Professor Jacobs said Australia’s decision to stop foreign nationals entering the country from China had stranded about two-thirds of UNSW’s Chinese students – some 10,000 people – back at home. But things could be worse.

“This is likely to [last] for a fixed time until it is safe to remove the travel restrictions, and we will plan accordingly,” he said. “There are a variety of ways any sensible organisation would deal with this sort of issue.

“In some ways it’s good to be tested, not that we would have asked for this.”

UNSW has decided against boosting its online education capability to run remote courses for the absent students. Instead, those who are not on campus and ready to start classes on 28 February will be expected to defer their courses until term 2.

Professor Jacobs said the best thing UNSW could do for the affected students was to give them “clarity” about their options. His university had an “almost unique opportunity” to defer students without disadvantaging them because of its trimester-based academic calendar.  

“[It] means that instead of having just two entry points to our programme, we have three,” he said. “We have a timetable that was deliberately designed to allow flexibility. [For] those who can’t arrive on 28 February it’s not a big problem because they can enrol for term 2, which commences on 1 June. They will be able to cover the courses they’ve missed and graduate on time as planned.”

Australian universities have adopted a variety of approaches to the crisis. The University of Sydney told its staff that feedback from China suggested most students want to learn off-campus while the travel ban lingered.

Under plans circulated late last week, information technology students in China will learn remotely for at least the first five weeks. Commerce and accounting courses will be delayed for a fortnight, with classes delivered remotely for at least another three weeks. Project management will be taught online for a whole semester. Legal courses will be delivered online, with some subjects taught intensively in the middle of the year.

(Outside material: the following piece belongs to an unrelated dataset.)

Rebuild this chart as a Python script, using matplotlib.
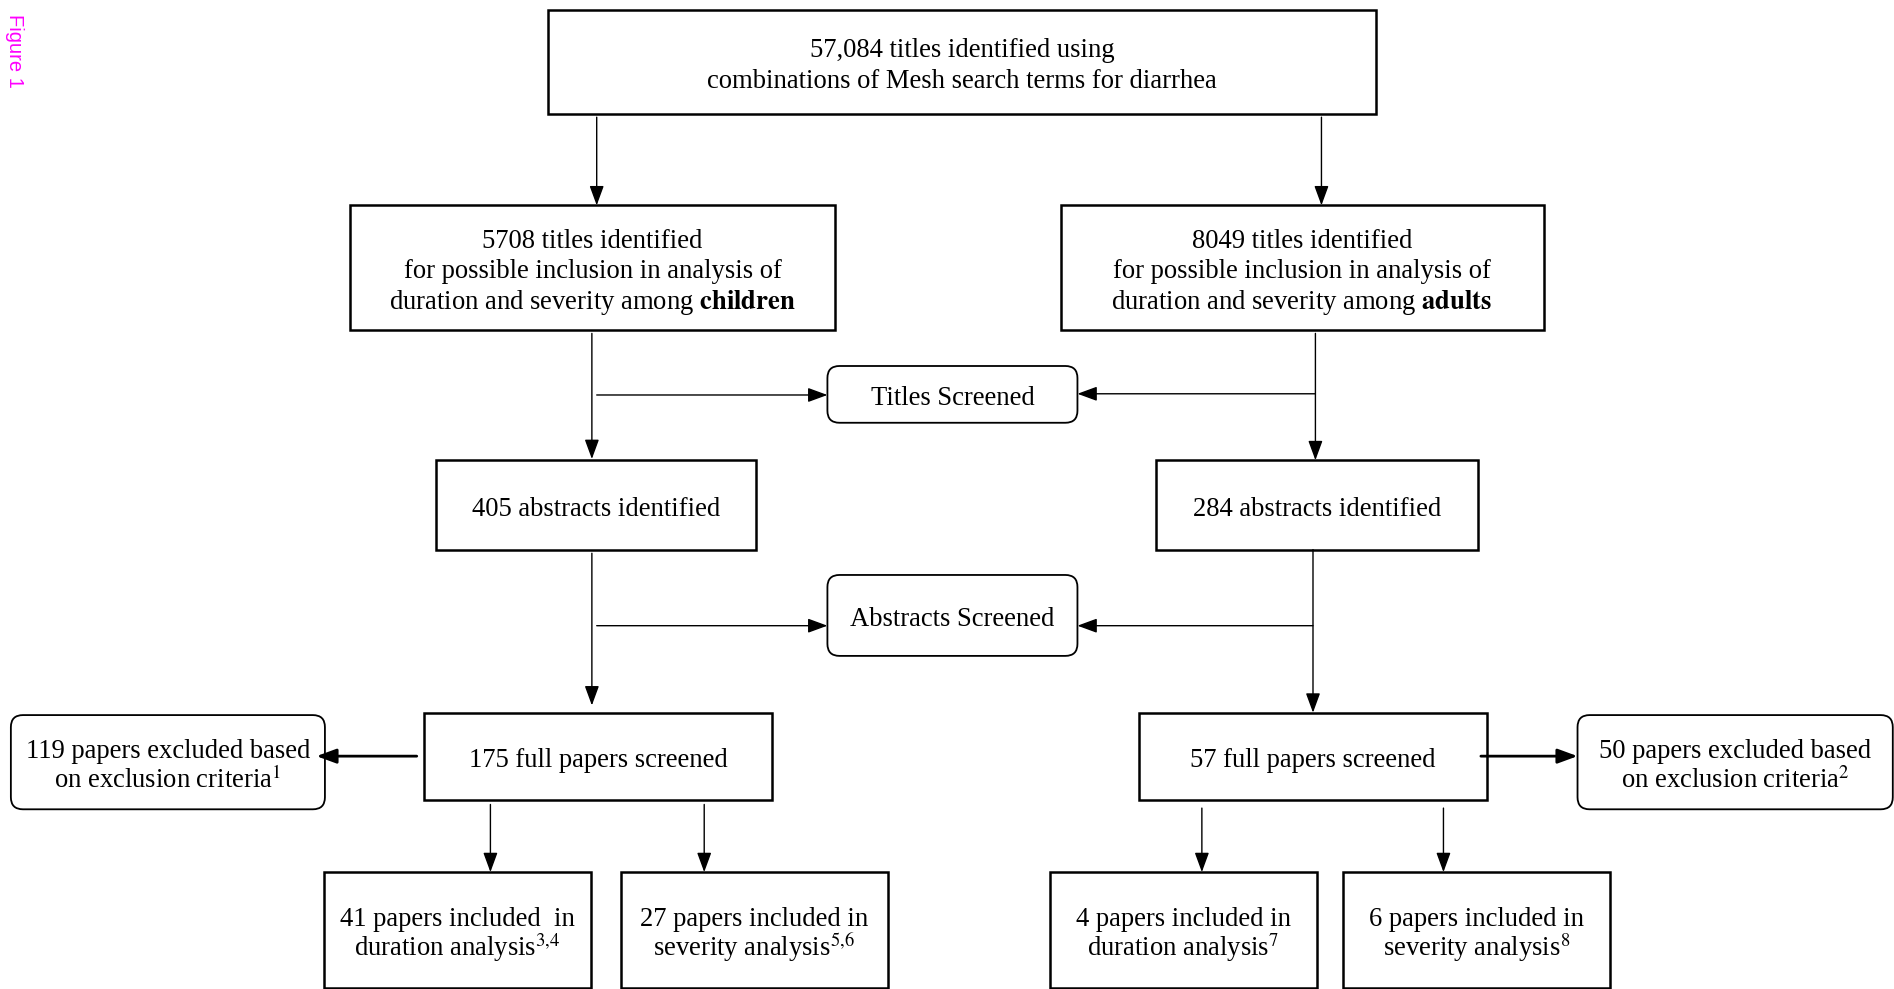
import matplotlib.pyplot as plt
from matplotlib.patches import Rectangle, FancyBboxPatch

plt.rcParams['font.family'] = 'Liberation Serif'
plt.rcParams['mathtext.fontset'] = 'stix'

# counts shown in the flow diagram
total_titles = '57,084'
titles_children = 5708
titles_adults = 8049
abstracts_children = 405
abstracts_adults = 284
full_children = 175
full_adults = 57
excluded_children = 119
excluded_adults = 50
duration_children = 41
severity_children = 27
duration_adults = 4
severity_adults = 6

# square boxes: (x0, y0, x1, y1, lines)
boxes = [
    (454, 8, 1139, 94, [total_titles + ' titles identified using',
                        'combinations of Mesh search terms for diarrhea']),
    (290, 170, 691, 273, ['%d titles identified' % titles_children,
                          'for possible inclusion in analysis of',
                          'duration and severity among $\\mathbf{children}$']),
    (878, 170, 1278, 273, ['%d titles identified' % titles_adults,
                           'for possible inclusion in analysis of',
                           'duration and severity among $\\mathbf{adults}$']),
    (361, 381, 626, 455, ['%d abstracts identified' % abstracts_children]),
    (957, 381, 1224, 455, ['%d abstracts identified' % abstracts_adults]),
    (351, 590, 639, 662, ['%d full papers screened' % full_children]),
    (943, 590, 1231, 662, ['%d full papers screened' % full_adults]),
    (268, 722, 489, 818, ['%d papers included  in' % duration_children,
                          'duration analysis$^{3{,}4}$']),
    (514, 722, 735, 818, ['%d papers included in' % severity_children,
                          'severity analysis$^{5{,}6}$']),
    (869, 722, 1090, 818, ['%d papers included in' % duration_adults,
                           'duration analysis$^{7}$']),
    (1112, 722, 1333, 818, ['%d papers included in' % severity_adults,
                            'severity analysis$^{8}$']),
]

# rounded boxes
rounded = [
    (685, 303, 892, 350, ['Titles Screened']),
    (685, 476, 892, 543, ['Abstracts Screened']),
    (9, 592, 269, 670, ['%d papers excluded based' % excluded_children,
                        'on exclusion criteria$^{1}$']),
    (1306, 592, 1567, 670, ['%d papers excluded based' % excluded_adults,
                            'on exclusion criteria$^{2}$']),
]

# arrows: (x_start, y_start, x_end, y_end, width)
arrows = [
    (494, 97, 494, 170, 1.0),
    (1094, 97, 1094, 170, 1.0),
    (490, 276, 490, 380, 1.0),
    (494, 327, 685, 327, 1.0),
    (1089, 276, 1089, 381, 1.0),
    (1089, 326, 892, 326, 1.0),
    (490, 458, 490, 584, 1.0),
    (494, 518, 685, 518, 1.0),
    (1087, 455, 1087, 590, 1.0),
    (1087, 518, 892, 518, 1.0),
    (345, 626, 262, 626, 2.0),
    (1226, 626, 1306, 626, 2.0),
    (406, 666, 406, 722, 1.0),
    (583, 666, 583, 722, 1.0),
    (995, 669, 995, 722, 1.0),
    (1195, 669, 1195, 722, 1.0),
]

W, H = 1568, 989 * 1568 / 1894

fig = plt.figure(figsize=(18.94, 9.89), dpi=100)
ax = fig.add_axes([0, 0, 1, 1])
ax.set_xlim(0, W)
ax.set_ylim(H, 0)
ax.axis('off')

fs = 19.2
step = 25.5


def put_lines(x0, y0, x1, y1, lines):
    cx = (x0 + x1) / 2
    cy = (y0 + y1) / 2 + 1.5
    first = cy - step * (len(lines) - 1) / 2
    for i, line in enumerate(lines):
        ax.text(cx, first + i * step + 7.5, line, ha='center', va='baseline', fontsize=fs)


for x0, y0, x1, y1, lines in boxes:
    ax.add_patch(Rectangle((x0, y0), x1 - x0, y1 - y0, fill=False, edgecolor='black', linewidth=1.8))
    put_lines(x0, y0, x1, y1, lines)

for x0, y0, x1, y1, lines in rounded:
    ax.add_patch(FancyBboxPatch((x0, y0), x1 - x0, y1 - y0,
                                boxstyle='round,pad=0,rounding_size=10',
                                fill=False, edgecolor='black', linewidth=1.3))
    put_lines(x0, y0, x1, y1, lines)

for xs, ys, xe, ye, lw in arrows:
    ax.annotate('', xy=(xe, ye), xytext=(xs, ys),
                arrowprops=dict(arrowstyle='-|>,head_length=0.6,head_width=0.22',
                                mutation_scale=20, color='black', linewidth=lw,
                                shrinkA=0, shrinkB=0))

ax.text(12, 12, 'Figure 1', rotation=-90, ha='center', va='top', color='#ff00ff',
        fontsize=14.5, family='Liberation Sans')

fig.savefig('out.png', dpi=100)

Monash University has delayed the start of its semester by at least one week and will conduct all of the following week’s classes online. Its orientation activities have been postponed, along with about 850 exams. The Australian National University will offer remote study for hundreds of courses as part of a suite of arrangements including flexible commencement, withdrawal and deferral, academic skills co-curricular options and a buddy system for students off campus.

Vice-chancellor Brian Schmidt said ANU had been “proactive” in making sure students in China felt part of the university community. He said the university was endeavouring to minimise disruption to the academic year while looking after people’s wellbeing.

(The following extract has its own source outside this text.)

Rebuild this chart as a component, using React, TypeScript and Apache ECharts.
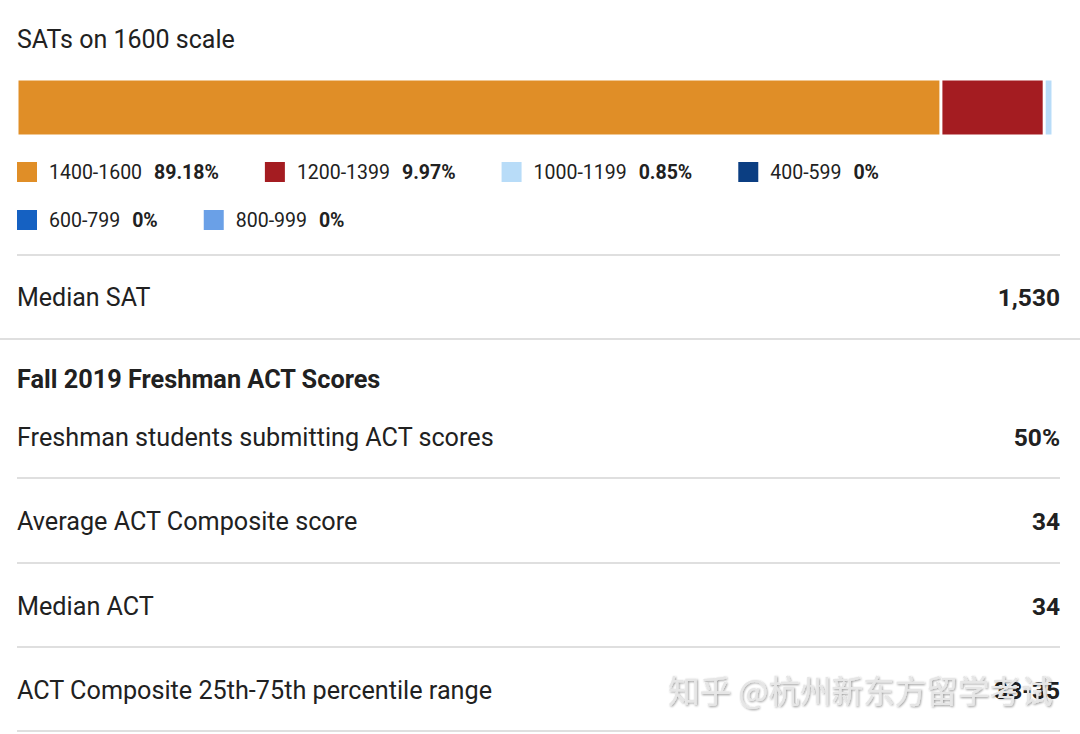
import React, { useEffect, useRef } from "react";
import * as echarts from "echarts";

const title = "SATs on 1600 scale";
const categories = ["1400-1600", "1200-1399", "1000-1199", "400-599", "600-799", "800-999"];
const shares = [89.18, 9.97, 0.85, 0, 0, 0];
const colors = ["#E08E27", "#A41C21", "#B8DCF8", "#0B3E82", "#1561C2", "#6AA0E7"];
const legendRow1 = categories.slice(0, 4);
const legendRow2 = categories.slice(4);

const medianLabel = "Median SAT";
const medianValue = "1,530";
const actHeader = "Fall 2019 Freshman ACT Scores";
const actLabels = [
  "Freshman students submitting ACT scores",
  "Average ACT Composite score",
  "Median ACT",
  "ACT Composite 25th-75th percentile range",
];
const actValues = ["50%", "34", "34", "33-35"];
const watermark = "知乎 @杭州新东方留学考试";

const FONT = "Roboto, 'Noto Sans', sans-serif";
const TXT = "#212121";

export default function App() {
  const ref = useRef<HTMLDivElement>(null);
  useEffect(() => {
    if (!ref.current) return;
    const chart = echarts.init(ref.current, null, { renderer: "svg" });
    const shareOf: Record<string, number> = {};
    categories.forEach((c, i) => (shareOf[c] = shares[i]));

    const legendBase = {
      orient: "horizontal",
      left: 17,
      padding: 0,
      itemGap: 46,
      itemWidth: 20,
      itemHeight: 20,
      icon: "rect",
      selectedMode: false,
      itemStyle: { borderWidth: 0 },
      formatter: (name: string) => `{n|${name}}{v|${shareOf[name]}%}`,
      textStyle: {
        rich: {
          n: { fontFamily: FONT, fontSize: 19.5, color: TXT, padding: [0, 12, 0, 7] },
          v: { fontFamily: FONT, fontSize: 19.5, color: TXT, fontWeight: "bold" },
        },
      },
    };

    const rowYs = [437, 521, 606, 690];
    const rowLines = [478, 563, 647, 731];
    const graphics: any[] = [];
    const addText = (text: string, x: number, y: number, size: number, bold: boolean, align: string) => {
      graphics.push({
        type: "text",
        x,
        y,
        style: {
          text,
          fontFamily: FONT,
          fontSize: size,
          fontWeight: bold ? "bold" : "normal",
          fill: TXT,
          align,
          verticalAlign: "middle",
        },
      });
    };
    const addLine = (y: number, x1: number, x2: number) => {
      graphics.push({
        type: "line",
        shape: { x1, y1: y, x2, y2: y },
        style: { stroke: "#d4d4d4", lineWidth: 1.6 },
      });
    };
    addText(title, 17, 39, 25, false, "left");
    addLine(255, 17, 1060);
    addText(medianLabel, 17, 297, 25, false, "left");
    addText(medianValue, 1060, 297, 24.5, true, "right");
    addLine(339, 0, 1080);
    addText(actHeader, 17, 379, 25.3, true, "left");
    actLabels.forEach((l, i) => {
      addText(l, 17, rowYs[i], 25.2, false, "left");
      addText(actValues[i], 1060, rowYs[i], 24.5, true, "right");
      addLine(rowLines[i], 17, 1060);
    });
    graphics.push({
      type: "text",
      x: 668,
      y: 689,
      style: {
        text: watermark,
        fontFamily: "'Noto Sans CJK SC', sans-serif",
        fontSize: 31.6,
        fill: "#e6e6e6",
        align: "left",
        verticalAlign: "middle",
        textShadowColor: "rgba(0,0,0,0.4)",
        textShadowBlur: 2,
        textShadowOffsetX: 1,
        textShadowOffsetY: 1,
      },
    });

    chart.setOption({
      animation: false,
      backgroundColor: "#ffffff",
      grid: { left: 17, right: 27, top: 79, height: 57 },
      xAxis: { type: "value", min: 0, max: 100, show: false },
      yAxis: { type: "category", data: ["SAT"], show: false },
      legend: [
        { ...legendBase, top: 162, data: legendRow1 },
        { ...legendBase, top: 210, data: legendRow2 },
      ],
      series: categories.map((c, i) => ({
        type: "bar",
        name: c,
        stack: "total",
        barWidth: 57,
        data: [shares[i]],
        itemStyle: { color: colors[i], borderColor: "#ffffff", borderWidth: shares[i] > 0 ? 1.5 : 0 },
        emphasis: { disabled: true },
      })),
      graphic: graphics,
    });
    return () => chart.dispose();
  }, []);
  return <div ref={ref} style={{ position: "fixed", left: 0, top: 0, width: 1080, height: 734 }} />;
}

Professor Jacobs said that while the crisis would impact universities financially, that was “secondary” to looking after the students. He said UNSW’s “future fund” had been established for just this sort of situation, “to give us enough time to put in place a long-term plan if we need it”.

“We’re not naive in the way we run our universities,” he insisted. “We realise that having a large cohort of international students exposes us to certain risks.”

Professor Jacobs said the crisis had highlighted the need to revisit Australia’s university funding model. “It’s dangerous for the nation to rely too heavily on the other sources of funds that universities can mobilise – philanthropy, industry or international students – and not to have sufficient public funding to be able to deliver everything that the country expects of its universities.”